▶ _GIVEN TASK_
Give back exactly the lines from the beginning of the listing below to the line holding "plt.rcParams['font.family'] = ['Lato', 'DejaVu", both ends included; the pictures stay out.

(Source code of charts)
***

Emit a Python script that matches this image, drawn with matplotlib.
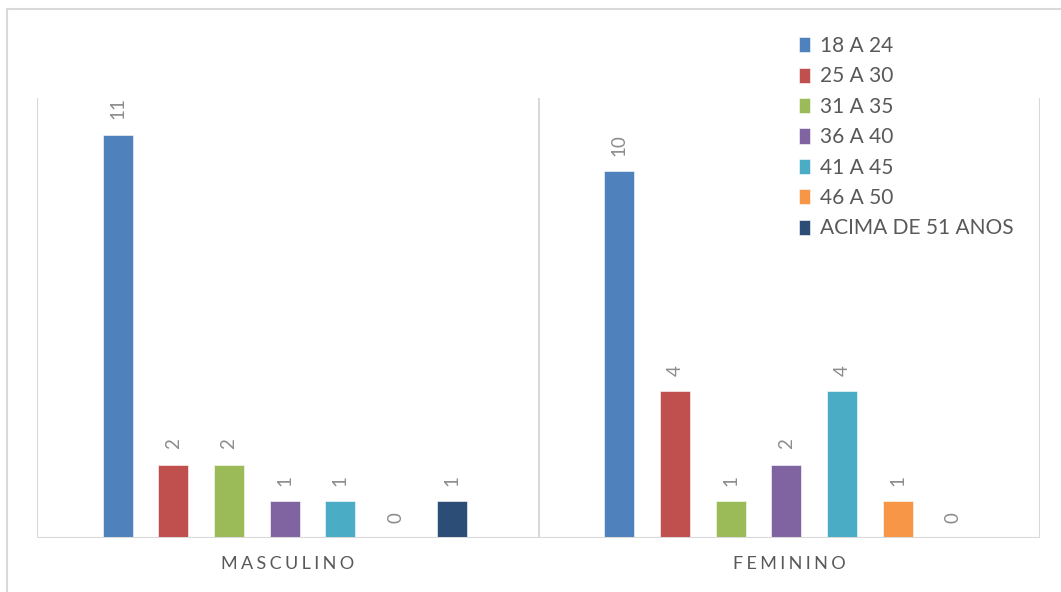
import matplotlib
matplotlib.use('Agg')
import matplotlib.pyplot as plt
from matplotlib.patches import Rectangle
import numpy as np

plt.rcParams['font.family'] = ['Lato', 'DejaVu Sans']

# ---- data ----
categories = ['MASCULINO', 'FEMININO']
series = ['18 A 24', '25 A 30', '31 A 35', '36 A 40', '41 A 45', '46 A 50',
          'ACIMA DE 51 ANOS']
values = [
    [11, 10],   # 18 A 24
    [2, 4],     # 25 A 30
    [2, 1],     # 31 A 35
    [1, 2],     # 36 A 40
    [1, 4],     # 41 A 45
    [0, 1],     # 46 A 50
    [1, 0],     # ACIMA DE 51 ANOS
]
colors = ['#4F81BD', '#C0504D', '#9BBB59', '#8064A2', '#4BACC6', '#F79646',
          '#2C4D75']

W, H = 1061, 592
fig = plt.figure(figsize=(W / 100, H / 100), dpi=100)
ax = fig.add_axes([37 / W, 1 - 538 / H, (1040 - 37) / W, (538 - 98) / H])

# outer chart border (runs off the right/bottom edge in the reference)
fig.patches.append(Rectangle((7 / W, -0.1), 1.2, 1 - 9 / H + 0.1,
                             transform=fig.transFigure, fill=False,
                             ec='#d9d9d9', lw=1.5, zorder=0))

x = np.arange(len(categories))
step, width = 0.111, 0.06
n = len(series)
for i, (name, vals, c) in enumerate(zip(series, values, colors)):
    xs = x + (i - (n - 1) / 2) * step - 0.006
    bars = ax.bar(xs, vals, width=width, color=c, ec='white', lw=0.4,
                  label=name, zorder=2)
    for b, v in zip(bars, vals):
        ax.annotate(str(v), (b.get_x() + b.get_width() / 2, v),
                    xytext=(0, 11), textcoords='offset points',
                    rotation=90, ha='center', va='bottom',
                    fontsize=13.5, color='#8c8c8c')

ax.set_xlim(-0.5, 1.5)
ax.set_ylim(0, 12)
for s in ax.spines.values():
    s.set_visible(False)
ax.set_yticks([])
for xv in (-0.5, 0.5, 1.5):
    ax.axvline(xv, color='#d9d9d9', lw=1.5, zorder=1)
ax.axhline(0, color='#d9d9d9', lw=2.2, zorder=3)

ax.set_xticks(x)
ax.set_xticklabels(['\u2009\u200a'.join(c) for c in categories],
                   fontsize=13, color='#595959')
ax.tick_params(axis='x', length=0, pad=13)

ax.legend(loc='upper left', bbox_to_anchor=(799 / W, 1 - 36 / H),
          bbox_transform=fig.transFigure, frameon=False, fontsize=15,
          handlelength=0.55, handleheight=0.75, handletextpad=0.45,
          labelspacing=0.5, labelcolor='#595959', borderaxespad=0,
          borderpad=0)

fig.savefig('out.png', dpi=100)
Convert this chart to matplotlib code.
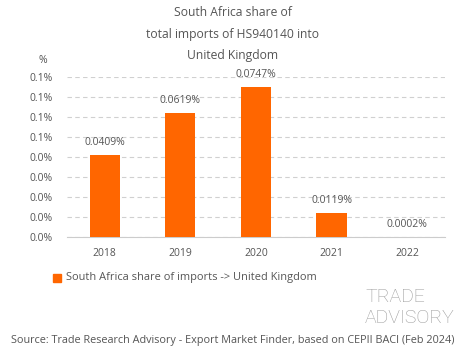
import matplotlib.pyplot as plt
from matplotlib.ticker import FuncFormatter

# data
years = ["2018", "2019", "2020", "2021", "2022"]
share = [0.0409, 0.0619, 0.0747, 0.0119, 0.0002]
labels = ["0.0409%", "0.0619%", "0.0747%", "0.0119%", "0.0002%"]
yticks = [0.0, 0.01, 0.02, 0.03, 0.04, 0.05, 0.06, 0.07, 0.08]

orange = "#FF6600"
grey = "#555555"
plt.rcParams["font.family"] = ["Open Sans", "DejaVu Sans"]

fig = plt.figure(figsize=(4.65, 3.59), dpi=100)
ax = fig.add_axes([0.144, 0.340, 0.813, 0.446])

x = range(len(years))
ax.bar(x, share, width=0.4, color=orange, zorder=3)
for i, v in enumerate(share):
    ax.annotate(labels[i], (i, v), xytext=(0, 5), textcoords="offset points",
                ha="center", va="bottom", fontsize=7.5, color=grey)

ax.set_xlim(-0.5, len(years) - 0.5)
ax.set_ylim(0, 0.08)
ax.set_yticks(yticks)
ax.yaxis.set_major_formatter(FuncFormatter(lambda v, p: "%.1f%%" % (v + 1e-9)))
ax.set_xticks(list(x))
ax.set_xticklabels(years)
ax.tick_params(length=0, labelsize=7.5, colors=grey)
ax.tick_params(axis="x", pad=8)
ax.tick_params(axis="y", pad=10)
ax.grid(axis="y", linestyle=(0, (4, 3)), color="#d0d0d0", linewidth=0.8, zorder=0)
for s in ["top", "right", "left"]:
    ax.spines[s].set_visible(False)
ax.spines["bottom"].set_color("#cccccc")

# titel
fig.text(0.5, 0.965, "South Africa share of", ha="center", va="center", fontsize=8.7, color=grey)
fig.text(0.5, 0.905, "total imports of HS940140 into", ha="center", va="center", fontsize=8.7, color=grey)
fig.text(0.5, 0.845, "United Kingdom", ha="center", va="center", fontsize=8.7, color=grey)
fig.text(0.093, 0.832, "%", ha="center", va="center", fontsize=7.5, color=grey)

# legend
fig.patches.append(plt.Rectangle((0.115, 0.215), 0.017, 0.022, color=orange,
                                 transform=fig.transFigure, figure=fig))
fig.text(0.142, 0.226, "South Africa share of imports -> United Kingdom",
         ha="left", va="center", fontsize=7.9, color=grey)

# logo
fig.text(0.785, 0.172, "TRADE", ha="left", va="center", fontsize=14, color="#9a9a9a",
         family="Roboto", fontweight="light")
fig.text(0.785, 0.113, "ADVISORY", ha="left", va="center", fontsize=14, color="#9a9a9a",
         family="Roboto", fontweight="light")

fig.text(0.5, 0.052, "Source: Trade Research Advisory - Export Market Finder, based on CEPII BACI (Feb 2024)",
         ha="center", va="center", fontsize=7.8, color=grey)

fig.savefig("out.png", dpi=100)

***

▶ _COMPLETE RESPONSE_
Emit a Python script that matches this image, drawn with matplotlib.
import matplotlib
matplotlib.use('Agg')
import matplotlib.pyplot as plt
from matplotlib.patches import Rectangle
import numpy as np

plt.rcParams['font.family'] = ['Lato', 'DejaVu Sans']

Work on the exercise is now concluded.